Kessler, a journalist, wrote "In the President's Secret Service: Behind the Scenes with Agents in the Line of Fire and the Presidents They Protect."
The author added that it's unlikely the Secret Service performed the usual background check to ensure that the crashers were not possible threats.
"The party crashers could have had outstanding arrest warrants for murder. They could have been involved with terrorists. They could have been agents of Iran or North Korea. The Secret Service would never have known," he said.
Donovan said the officers at the checkpoint did not follow proper procedure when the Salahis arrived and it was determined they had not been invited.
But he declined to reveal anything the Secret Service knows about what happened next.

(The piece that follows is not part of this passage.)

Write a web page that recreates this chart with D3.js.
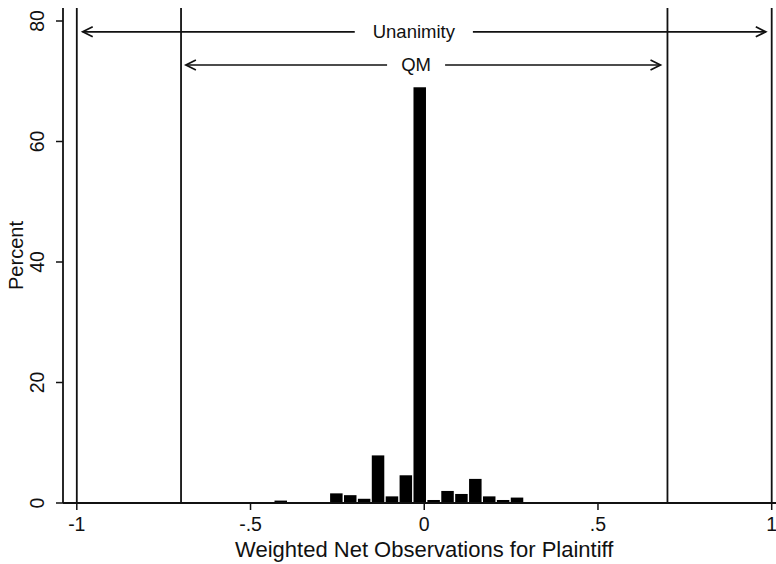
<!DOCTYPE html>
<html>
<head>
<meta charset="utf-8">
<script src="https://cdn.jsdelivr.net/npm/d3@7"></script>
<style>
  body { margin: 0; background: #fff; }
  svg { font-family: "Liberation Sans", Arial, sans-serif; }
</style>
</head>
<body>
<div id="chart"></div>
<script>
// histogram bins (center of each 0.04-wide bin) and percent of cases
const binCenters = [-0.853, -0.653, -0.533, -0.413, -0.373, -0.293,
  -0.253, -0.213, -0.173, -0.133, -0.093, -0.053, -0.013,
  0.027, 0.067, 0.107, 0.147, 0.187, 0.227, 0.267, 0.307];
const percents = [0.15, 0.15, 0.1, 0.4, 0.1, 0.1,
  1.6, 1.3, 0.7, 7.9, 1.1, 4.6, 69.0,
  0.5, 2.0, 1.5, 4.0, 1.1, 0.5, 0.9, 0.1];
const binWidth = 0.04;

const xTicks = [-1, -0.5, 0, 0.5, 1];
const xTickLabels = ["-1", "-.5", "0", ".5", "1"];
const yTicks = [0, 20, 40, 60, 80];

// reference lines and their labels
const refLines = [-1, -0.7, 0.7, 1];
const ranges = [
  { label: "Unanimity", from: -0.983, to: 0.983, y: 78.2, gap: [-0.2, 0.14] },
  { label: "QM", from: -0.686, to: 0.68, y: 72.7, gap: [-0.107, 0.06] }
];

const width = 776, height = 564;
const svg = d3.select("#chart").append("svg")
  .attr("width", width)
  .attr("height", height);

const x = d3.scaleLinear().domain([-1, 1]).range([76.8, 771.7]);
const y = d3.scaleLinear().domain([0, 80]).range([503, 21]);
const plotTop = 8;
const ink = "#111";

// bars
svg.selectAll("rect.bar")
  .data(binCenters)
  .enter()
  .append("rect")
  .attr("class", "bar")
  .attr("x", (d) => x(d - binWidth / 2) + 0.7)
  .attr("width", x(binWidth) - x(0) - 1.4)
  .attr("y", (d, i) => y(percents[i]))
  .attr("height", (d, i) => y(0) - y(percents[i]))
  .attr("fill", "#000");

// vertical reference lines
svg.selectAll("line.ref")
  .data(refLines)
  .enter()
  .append("line")
  .attr("x1", (d) => x(d))
  .attr("x2", (d) => x(d))
  .attr("y1", plotTop)
  .attr("y2", y(0))
  .attr("stroke", ink)
  .attr("stroke-width", 1.8);

// arrows with label in a gap
function arrowHead(g, tipX, tipY, dir) {
  g.append("path")
    .attr("d", `M${tipX + dir * 10},${tipY - 5} L${tipX},${tipY} L${tipX + dir * 10},${tipY + 5}`)
    .attr("fill", "none")
    .attr("stroke", ink)
    .attr("stroke-width", 1.7);
}

ranges.forEach((r) => {
  const g = svg.append("g");
  const yy = y(r.y);
  g.append("line")
    .attr("x1", x(r.from)).attr("x2", x(r.gap[0]))
    .attr("y1", yy).attr("y2", yy)
    .attr("stroke", ink).attr("stroke-width", 1.7);
  g.append("line")
    .attr("x1", x(r.gap[1])).attr("x2", x(r.to))
    .attr("y1", yy).attr("y2", yy)
    .attr("stroke", ink).attr("stroke-width", 1.7);
  arrowHead(g, x(r.from), yy, 1);
  arrowHead(g, x(r.to), yy, -1);
  g.append("text")
    .attr("x", (x(r.gap[0]) + x(r.gap[1])) / 2)
    .attr("y", yy + 6.5)
    .attr("text-anchor", "middle")
    .attr("font-size", 18.5)
    .attr("fill", ink)
    .text(r.label);
});

// x axis
const xAxis = svg.append("g");
xAxis.append("line")
  .attr("x1", 63).attr("x2", width)
  .attr("y1", y(0)).attr("y2", y(0))
  .attr("stroke", ink).attr("stroke-width", 1.8);
xAxis.selectAll("line.tick")
  .data(xTicks)
  .enter()
  .append("line")
  .attr("x1", (d) => x(d)).attr("x2", (d) => x(d))
  .attr("y1", y(0)).attr("y2", y(0) + 7)
  .attr("stroke", ink).attr("stroke-width", 1.5);
xAxis.selectAll("text")
  .data(xTicks)
  .enter()
  .append("text")
  .attr("x", (d) => x(d))
  .attr("y", 531)
  .attr("text-anchor", "middle")
  .attr("font-size", 19.5)
  .attr("fill", ink)
  .text((d, i) => xTickLabels[i]);
svg.append("text")
  .attr("x", x(0))
  .attr("y", 557)
  .attr("text-anchor", "middle")
  .attr("font-size", 22)
  .attr("fill", ink)
  .text("Weighted Net Observations for Plaintiff");

// y axis
const yAxis = svg.append("g");
yAxis.append("line")
  .attr("x1", 63).attr("x2", 63)
  .attr("y1", plotTop).attr("y2", y(0))
  .attr("stroke", ink).attr("stroke-width", 1.8);
yAxis.selectAll("line.tick")
  .data(yTicks)
  .enter()
  .append("line")
  .attr("x1", 56).attr("x2", 63)
  .attr("y1", (d) => y(d)).attr("y2", (d) => y(d))
  .attr("stroke", ink).attr("stroke-width", 1.5);
yAxis.selectAll("text")
  .data(yTicks)
  .enter()
  .append("text")
  .attr("transform", (d) => `translate(44,${y(d)}) rotate(-90)`)
  .attr("text-anchor", "middle")
  .attr("font-size", 19.5)
  .attr("fill", ink)
  .text((d) => d);
svg.append("text")
  .attr("transform", `translate(23,${(plotTop + y(0)) / 2}) rotate(-90)`)
  .attr("text-anchor", "middle")
  .attr("font-size", 20)
  .attr("fill", ink)
  .text("Percent");
</script>
</body>
</html>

During President George W. Bush's administration, it was standard procedure to have someone from the White House social office at the gate for state dinners and other events with large groups of visitors, according to a former senior Bush aide who spoke on condition of anonymity so as not to be seen as criticizing the Obama White House.
The social office is most knowledgeable about the guest list and could have been called in case of any uncertainty, this official said.
White House Social Secretary Desiree Rogers, asked by the AP on Thursday whether personnel from her office were at the checkpoint said, "We were not."
The Salahis posted photos of their outing on
her Facebook page.
She and her husband can be seen posing with Vice President Biden, "CBS
Evening News' anchor Katie Couric and White House Chief of Staff Rahm
Emanuel among others.
"Honored to be at the White House for the state dinner in honor of India with President Obama and our First Lady!" they wrote.
And this posting under a picture of Michaele with Biden: "OMG! SO EXCITING!!!!!! IRISH EYES ARE SMILING TOGETHER!"